[start Provided material]
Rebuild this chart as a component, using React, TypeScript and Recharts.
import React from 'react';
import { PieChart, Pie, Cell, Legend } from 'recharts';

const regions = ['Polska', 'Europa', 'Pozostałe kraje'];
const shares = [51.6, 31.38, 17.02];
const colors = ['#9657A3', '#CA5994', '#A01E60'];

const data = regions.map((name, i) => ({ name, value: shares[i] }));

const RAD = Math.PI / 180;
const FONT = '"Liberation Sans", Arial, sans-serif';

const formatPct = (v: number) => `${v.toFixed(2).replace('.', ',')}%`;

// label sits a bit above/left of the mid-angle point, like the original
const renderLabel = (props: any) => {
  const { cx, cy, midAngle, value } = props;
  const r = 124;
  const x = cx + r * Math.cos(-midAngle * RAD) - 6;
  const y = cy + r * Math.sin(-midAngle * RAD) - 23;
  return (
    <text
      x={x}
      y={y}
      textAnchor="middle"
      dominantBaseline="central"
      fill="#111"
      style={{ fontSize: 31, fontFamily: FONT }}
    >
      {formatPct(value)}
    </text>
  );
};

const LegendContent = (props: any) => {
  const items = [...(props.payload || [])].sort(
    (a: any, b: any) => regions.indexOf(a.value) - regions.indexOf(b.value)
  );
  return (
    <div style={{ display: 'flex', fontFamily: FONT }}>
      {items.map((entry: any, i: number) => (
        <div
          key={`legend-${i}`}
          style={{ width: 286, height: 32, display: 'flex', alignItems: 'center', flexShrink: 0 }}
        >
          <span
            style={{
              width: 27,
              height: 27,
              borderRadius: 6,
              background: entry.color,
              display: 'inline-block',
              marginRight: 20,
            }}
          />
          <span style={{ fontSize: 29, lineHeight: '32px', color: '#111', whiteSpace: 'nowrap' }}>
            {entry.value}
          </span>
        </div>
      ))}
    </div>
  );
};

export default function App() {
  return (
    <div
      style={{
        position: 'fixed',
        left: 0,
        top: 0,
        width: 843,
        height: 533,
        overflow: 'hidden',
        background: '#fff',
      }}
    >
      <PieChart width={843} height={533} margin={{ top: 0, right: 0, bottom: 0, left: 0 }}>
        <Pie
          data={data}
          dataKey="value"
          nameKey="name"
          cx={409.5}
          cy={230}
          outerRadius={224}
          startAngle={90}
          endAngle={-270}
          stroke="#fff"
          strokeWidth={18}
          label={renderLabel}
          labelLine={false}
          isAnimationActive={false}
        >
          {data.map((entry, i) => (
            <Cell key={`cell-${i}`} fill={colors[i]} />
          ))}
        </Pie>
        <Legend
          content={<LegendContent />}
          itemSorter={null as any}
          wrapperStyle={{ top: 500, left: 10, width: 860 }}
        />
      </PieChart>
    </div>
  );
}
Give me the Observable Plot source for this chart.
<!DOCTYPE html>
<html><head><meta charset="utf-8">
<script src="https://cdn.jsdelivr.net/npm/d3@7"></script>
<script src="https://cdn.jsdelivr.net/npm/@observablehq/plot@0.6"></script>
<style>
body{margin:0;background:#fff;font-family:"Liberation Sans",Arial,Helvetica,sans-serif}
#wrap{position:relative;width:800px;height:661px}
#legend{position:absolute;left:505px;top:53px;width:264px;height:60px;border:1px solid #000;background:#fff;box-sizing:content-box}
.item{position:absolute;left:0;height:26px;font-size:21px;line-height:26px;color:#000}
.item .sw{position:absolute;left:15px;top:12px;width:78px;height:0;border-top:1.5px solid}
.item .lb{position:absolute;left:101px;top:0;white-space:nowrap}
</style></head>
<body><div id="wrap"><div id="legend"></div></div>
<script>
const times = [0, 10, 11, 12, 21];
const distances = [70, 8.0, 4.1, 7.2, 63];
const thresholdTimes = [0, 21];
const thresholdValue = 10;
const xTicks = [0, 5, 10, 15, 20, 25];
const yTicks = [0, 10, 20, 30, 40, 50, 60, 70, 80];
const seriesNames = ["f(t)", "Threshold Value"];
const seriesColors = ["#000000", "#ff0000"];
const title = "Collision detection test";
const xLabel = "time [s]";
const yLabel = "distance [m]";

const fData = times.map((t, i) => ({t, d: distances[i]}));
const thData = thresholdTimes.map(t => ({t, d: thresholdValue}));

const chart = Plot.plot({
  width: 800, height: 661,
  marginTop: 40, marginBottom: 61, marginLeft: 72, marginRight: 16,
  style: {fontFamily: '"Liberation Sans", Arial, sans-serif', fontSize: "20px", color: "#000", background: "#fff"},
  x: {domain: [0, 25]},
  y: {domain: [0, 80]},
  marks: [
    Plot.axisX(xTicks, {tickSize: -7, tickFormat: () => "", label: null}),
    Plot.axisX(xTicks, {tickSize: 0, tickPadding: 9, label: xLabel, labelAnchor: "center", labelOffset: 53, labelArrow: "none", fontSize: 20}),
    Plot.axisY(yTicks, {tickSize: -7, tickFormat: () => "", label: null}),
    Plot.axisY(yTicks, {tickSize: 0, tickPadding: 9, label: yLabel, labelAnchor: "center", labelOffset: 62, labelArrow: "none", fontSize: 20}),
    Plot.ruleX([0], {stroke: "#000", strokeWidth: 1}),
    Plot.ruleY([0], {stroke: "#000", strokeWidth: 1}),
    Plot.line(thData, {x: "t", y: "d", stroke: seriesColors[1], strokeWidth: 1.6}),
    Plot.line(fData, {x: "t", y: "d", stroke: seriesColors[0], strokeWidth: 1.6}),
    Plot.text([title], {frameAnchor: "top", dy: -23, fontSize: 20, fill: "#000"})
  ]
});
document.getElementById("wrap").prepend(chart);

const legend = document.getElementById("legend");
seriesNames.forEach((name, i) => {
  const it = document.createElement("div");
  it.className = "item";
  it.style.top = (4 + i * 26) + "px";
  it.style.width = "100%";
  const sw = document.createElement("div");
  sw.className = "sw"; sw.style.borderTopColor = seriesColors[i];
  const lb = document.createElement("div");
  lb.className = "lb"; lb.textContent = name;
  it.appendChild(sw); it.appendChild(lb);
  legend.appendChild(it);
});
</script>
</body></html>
[end Provided material]
[start Provided material]
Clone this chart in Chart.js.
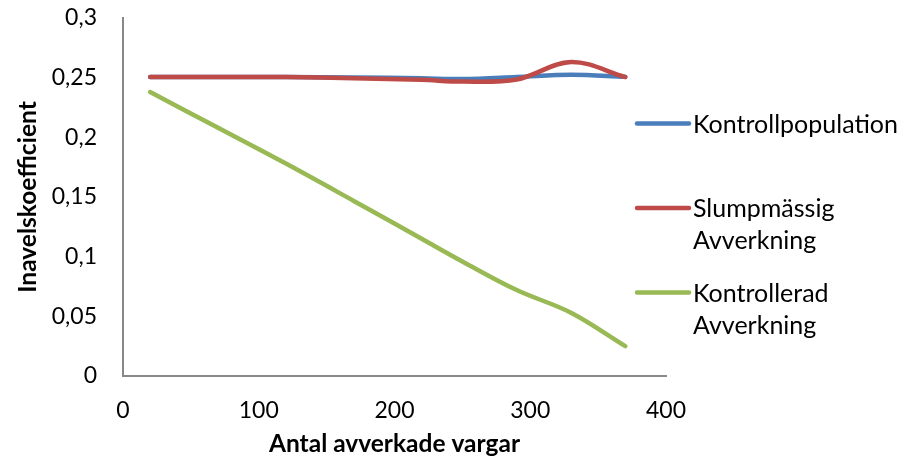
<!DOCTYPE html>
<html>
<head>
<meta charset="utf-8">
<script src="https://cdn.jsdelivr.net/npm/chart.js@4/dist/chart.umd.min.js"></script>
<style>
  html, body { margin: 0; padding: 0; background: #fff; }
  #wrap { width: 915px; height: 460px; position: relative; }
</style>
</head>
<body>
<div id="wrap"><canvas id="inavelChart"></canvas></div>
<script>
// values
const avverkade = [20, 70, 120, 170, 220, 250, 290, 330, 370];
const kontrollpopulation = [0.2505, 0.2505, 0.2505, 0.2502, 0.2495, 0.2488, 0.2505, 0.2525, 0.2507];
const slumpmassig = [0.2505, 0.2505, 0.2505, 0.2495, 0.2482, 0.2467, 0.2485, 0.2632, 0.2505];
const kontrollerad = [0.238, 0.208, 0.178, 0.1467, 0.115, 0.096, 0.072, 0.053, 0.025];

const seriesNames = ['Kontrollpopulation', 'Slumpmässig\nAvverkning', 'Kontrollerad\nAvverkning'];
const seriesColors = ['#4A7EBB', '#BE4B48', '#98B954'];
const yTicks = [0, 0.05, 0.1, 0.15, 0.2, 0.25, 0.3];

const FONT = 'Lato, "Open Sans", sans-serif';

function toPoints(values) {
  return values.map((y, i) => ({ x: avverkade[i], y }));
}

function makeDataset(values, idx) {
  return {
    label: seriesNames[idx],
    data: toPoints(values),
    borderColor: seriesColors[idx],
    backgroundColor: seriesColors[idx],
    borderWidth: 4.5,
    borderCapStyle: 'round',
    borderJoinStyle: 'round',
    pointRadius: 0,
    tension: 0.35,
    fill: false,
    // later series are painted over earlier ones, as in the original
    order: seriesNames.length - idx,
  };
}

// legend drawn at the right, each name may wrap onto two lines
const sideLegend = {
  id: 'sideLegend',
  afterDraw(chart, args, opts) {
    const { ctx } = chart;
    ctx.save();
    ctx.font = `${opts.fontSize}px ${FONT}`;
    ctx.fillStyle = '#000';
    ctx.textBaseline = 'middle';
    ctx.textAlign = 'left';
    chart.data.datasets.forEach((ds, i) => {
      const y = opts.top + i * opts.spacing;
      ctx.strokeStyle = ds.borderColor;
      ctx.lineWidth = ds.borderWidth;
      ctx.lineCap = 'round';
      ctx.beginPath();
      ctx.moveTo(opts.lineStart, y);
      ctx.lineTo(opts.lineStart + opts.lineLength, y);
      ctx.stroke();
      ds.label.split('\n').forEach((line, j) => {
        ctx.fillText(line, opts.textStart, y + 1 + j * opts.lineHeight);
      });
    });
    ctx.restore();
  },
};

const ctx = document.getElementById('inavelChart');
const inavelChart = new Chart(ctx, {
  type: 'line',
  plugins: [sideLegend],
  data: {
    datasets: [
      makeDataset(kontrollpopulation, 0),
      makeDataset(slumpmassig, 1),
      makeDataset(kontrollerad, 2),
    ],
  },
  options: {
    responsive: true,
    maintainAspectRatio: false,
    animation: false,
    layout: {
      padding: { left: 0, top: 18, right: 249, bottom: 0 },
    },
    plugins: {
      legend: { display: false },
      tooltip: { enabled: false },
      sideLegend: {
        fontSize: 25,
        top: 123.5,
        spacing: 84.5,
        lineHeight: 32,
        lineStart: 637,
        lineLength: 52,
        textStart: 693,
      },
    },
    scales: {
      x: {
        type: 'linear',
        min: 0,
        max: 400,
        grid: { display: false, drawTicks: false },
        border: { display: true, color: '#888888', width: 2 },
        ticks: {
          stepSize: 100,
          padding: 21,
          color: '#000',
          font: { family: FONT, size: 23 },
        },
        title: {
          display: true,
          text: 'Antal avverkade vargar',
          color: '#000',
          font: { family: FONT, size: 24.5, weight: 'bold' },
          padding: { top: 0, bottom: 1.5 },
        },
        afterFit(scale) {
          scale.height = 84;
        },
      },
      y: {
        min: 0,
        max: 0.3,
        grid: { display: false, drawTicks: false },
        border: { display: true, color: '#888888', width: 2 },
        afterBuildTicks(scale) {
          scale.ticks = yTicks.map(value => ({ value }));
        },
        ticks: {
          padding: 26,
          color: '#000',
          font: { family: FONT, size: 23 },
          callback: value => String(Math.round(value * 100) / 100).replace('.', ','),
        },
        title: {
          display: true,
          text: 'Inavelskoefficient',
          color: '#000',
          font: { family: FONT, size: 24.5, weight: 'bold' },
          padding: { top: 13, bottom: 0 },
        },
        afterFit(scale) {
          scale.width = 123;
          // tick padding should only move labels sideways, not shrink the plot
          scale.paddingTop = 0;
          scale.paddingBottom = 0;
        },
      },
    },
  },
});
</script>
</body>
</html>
[end Provided material]
● Instructions for the task
Quote only the lines running from the line with "Clone this chart in Chart.js." to the line with "0.072, 0.053, 0.025];", ends included, exactly as they appear and without the pictures.

● Completed exercise
Clone this chart in Chart.js.
<!DOCTYPE html>
<html>
<head>
<meta charset="utf-8">
<script src="https://cdn.jsdelivr.net/npm/chart.js@4/dist/chart.umd.min.js"></script>
<style>
  html, body { margin: 0; padding: 0; background: #fff; }
  #wrap { width: 915px; height: 460px; position: relative; }
</style>
</head>
<body>
<div id="wrap"><canvas id="inavelChart"></canvas></div>
<script>
// values
const avverkade = [20, 70, 120, 170, 220, 250, 290, 330, 370];
const kontrollpopulation = [0.2505, 0.2505, 0.2505, 0.2502, 0.2495, 0.2488, 0.2505, 0.2525, 0.2507];
const slumpmassig = [0.2505, 0.2505, 0.2505, 0.2495, 0.2482, 0.2467, 0.2485, 0.2632, 0.2505];
const kontrollerad = [0.238, 0.208, 0.178, 0.1467, 0.115, 0.096, 0.072, 0.053, 0.025];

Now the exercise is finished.